Русский выжидающе смотрел на полковника, словно подначивал - ну, давай еще вопросы, давай, у меня на все найдутся ответы. И Роулинсон сдался.
- Я не могу в это поверить, - честно сказал он, - но мне приходится. Ты не оставил мне шансов, tovarishch. Полагаю, объяснять ты не станешь? Я вижу, это не пластическая операция. Тут что-то посерьезнее.
- Это сложно и долго. Возможно, когда-нибудь… Хотя в объяснение будет весьма сложно поверить. Я, например, тоже очень удивился, когда увидел вас тут живым. Потому что закапывали мы с Ченнингом определенно труп.
- Боюсь, я ничего вам не смогу разъяснить.
- Зато я смог бы. Мне приходилось встречать беспредметников, Чарли, но сейчас опять же не время говорить о том, что означает этот термин. А вот помочь я вам могу. Вы, верно, сильно страдаете из-за той раны?

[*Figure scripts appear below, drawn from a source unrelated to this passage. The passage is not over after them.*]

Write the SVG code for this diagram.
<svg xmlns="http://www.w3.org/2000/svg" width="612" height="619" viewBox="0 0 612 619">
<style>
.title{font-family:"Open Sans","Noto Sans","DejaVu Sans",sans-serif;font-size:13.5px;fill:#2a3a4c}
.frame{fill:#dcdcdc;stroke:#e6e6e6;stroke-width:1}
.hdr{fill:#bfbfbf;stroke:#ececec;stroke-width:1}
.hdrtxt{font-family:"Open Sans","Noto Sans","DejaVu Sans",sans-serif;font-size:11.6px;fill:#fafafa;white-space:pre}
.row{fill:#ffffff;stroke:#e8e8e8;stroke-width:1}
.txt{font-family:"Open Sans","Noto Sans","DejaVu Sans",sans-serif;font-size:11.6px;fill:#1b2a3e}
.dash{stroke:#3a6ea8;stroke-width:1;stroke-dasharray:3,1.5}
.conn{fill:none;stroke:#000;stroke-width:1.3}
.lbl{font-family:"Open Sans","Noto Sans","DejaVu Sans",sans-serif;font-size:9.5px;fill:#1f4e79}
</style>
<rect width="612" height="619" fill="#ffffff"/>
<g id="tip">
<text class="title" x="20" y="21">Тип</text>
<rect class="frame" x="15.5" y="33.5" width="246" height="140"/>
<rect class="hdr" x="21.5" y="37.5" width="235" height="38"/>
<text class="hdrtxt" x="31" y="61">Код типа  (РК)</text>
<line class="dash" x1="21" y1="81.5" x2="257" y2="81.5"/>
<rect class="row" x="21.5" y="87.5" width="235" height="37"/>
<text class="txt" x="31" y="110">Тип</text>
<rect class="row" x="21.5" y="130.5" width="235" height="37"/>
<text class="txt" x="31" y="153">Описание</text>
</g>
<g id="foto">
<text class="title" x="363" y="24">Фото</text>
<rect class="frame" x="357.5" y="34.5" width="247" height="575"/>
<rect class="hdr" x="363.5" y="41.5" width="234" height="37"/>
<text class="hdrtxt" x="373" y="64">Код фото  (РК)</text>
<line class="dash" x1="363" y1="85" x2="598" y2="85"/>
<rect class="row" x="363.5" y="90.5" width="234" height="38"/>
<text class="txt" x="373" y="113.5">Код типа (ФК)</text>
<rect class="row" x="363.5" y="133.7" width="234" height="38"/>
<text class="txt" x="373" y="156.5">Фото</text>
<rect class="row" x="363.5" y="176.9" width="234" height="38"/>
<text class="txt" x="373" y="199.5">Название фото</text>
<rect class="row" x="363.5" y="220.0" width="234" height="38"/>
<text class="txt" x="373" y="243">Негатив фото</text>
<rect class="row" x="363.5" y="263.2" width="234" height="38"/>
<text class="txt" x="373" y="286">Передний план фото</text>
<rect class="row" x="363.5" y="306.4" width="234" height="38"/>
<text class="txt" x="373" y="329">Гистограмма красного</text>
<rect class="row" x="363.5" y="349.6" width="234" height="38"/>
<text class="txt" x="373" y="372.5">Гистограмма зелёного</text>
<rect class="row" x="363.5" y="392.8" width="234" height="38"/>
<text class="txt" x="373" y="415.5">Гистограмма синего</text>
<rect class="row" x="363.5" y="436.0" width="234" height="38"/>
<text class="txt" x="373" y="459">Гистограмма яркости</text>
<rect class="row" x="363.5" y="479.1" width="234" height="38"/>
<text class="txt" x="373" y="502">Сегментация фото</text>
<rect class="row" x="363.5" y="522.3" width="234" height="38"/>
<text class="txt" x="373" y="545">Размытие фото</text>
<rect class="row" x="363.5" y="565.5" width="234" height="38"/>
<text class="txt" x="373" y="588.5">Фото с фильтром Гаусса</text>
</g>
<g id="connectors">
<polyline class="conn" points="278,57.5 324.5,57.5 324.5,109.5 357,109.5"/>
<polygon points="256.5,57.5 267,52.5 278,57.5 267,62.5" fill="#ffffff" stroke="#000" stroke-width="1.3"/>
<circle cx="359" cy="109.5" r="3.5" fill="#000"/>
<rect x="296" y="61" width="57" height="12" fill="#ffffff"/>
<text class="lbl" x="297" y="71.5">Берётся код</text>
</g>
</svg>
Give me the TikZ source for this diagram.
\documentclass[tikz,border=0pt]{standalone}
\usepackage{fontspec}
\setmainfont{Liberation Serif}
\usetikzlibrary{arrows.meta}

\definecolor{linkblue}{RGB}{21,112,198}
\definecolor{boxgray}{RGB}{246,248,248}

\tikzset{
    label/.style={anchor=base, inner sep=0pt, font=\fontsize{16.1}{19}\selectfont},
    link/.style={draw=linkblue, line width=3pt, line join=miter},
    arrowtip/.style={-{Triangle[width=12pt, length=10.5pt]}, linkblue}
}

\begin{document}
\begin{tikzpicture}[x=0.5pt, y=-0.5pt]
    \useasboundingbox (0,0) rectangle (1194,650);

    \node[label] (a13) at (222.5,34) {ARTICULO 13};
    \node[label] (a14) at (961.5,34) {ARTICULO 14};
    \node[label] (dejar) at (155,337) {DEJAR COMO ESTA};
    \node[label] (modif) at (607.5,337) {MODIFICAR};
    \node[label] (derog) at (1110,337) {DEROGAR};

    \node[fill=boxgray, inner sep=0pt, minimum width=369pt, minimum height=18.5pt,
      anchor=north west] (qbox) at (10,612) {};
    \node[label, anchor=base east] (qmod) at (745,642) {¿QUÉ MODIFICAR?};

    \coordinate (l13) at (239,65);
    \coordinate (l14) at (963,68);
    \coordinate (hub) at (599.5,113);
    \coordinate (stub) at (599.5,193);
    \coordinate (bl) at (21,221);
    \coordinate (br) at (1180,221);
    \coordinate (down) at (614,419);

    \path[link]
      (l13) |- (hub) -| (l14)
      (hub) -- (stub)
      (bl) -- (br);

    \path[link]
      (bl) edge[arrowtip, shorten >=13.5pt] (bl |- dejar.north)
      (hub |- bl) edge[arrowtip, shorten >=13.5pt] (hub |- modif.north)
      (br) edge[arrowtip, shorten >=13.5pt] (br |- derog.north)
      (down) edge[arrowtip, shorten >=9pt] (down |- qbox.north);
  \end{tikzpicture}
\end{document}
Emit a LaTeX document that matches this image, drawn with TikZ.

- Страдаю?! - Полковник горько усмехнулся. - Страдаю?! Это состояние нельзя назвать страданием. Иногда я чувствую себя совершенно здоровым, пока… Пока не взгляну в зеркало. Иногда я чувствую себя так, словно я умер. Я почти не ем. Я много пью, но алкоголь на меня действует крайне редко. Лекарства, которые я смог найти, мне не помогают, а наши врачи в Солт-Лейк-Сити разводят руками.
- Можно мне снять ваши бинты? - склонив голову набок, попросил Тарасов. Да, именно Тарасов - полковник решил называть этого человека его новым именем, потому что это был Нефедов, но в то же время совсем не Нефедов. Так недолго и свихнуться, поэтому пускай остается Тарасовым.
- Снимай, tovarishch.
Русский поднялся, обошел стол и принялся разматывать бинты с горла Роулинсона. До сих пор полковник доверял это лишь своим медикам, а потом и вовсе наловчился делать все сам. Слой отходил за слоем, неприятно потрескивая.
- Черт… - Тарасов поморщился, отбросив бинты в сторону. - Еще хуже, чем я думал. Как вы ухитряетесь есть?